ABOUT DR. ANJULI LEBOWITZ, THE JUDY GLICKMAN LAUDER ASSOCIATE CURATOR OF PHOTOGRAPHY
Dr. Lebowitz earned her doctorate in the history of art, specializing in the history of photography, from Boston University, where she was a Martin Luther King, Jr., Fellow. She has received numerous fellowships, grants, and awards, including from the Getty Research Institute and the Samuel H. Kress Foundation. She holds an M.A. from Hunter College, City University of New York, and a B.A. from Williams College, both in art history.
After beginning her career in the education department at the Williams College Museum of Art, Dr. Lebowitz served in curatorial departments at the Philadelphia Museum of Art, The Museum of Modern Art, the American Federation of Arts, the Metropolitan Museum of Art, and the National Gallery. She is a specialist in 19th-century photographic albums and visual culture, with special interests in international photographic networks, African American photographic counter-narratives, and women in the field.

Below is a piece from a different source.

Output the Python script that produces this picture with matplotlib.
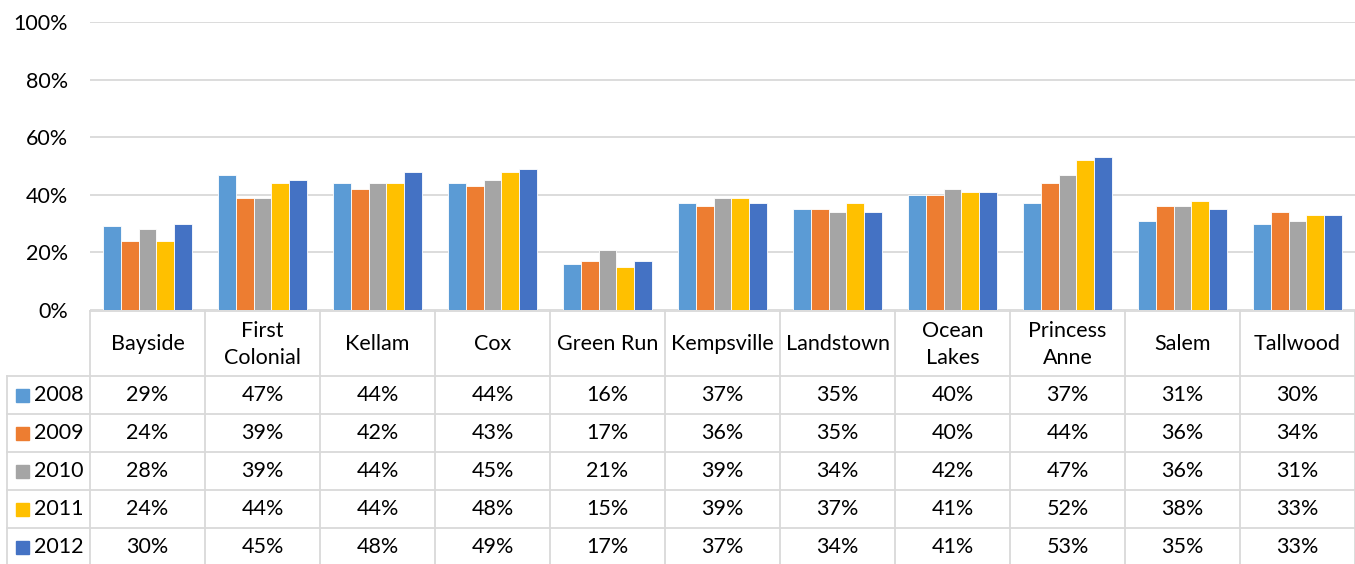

“With growth in our photography collection and exhibitions, Anjuli has both the curatorial breadth and scholarly depth to create sustained connections between the museum and its visitors,” Shalini Le Gall, Chief Curator and Susan Donnell and Harry W. Konkel Curator of European Art added. “We’re thrilled to have her and can’t wait for her to meet the many members of our PMA community.”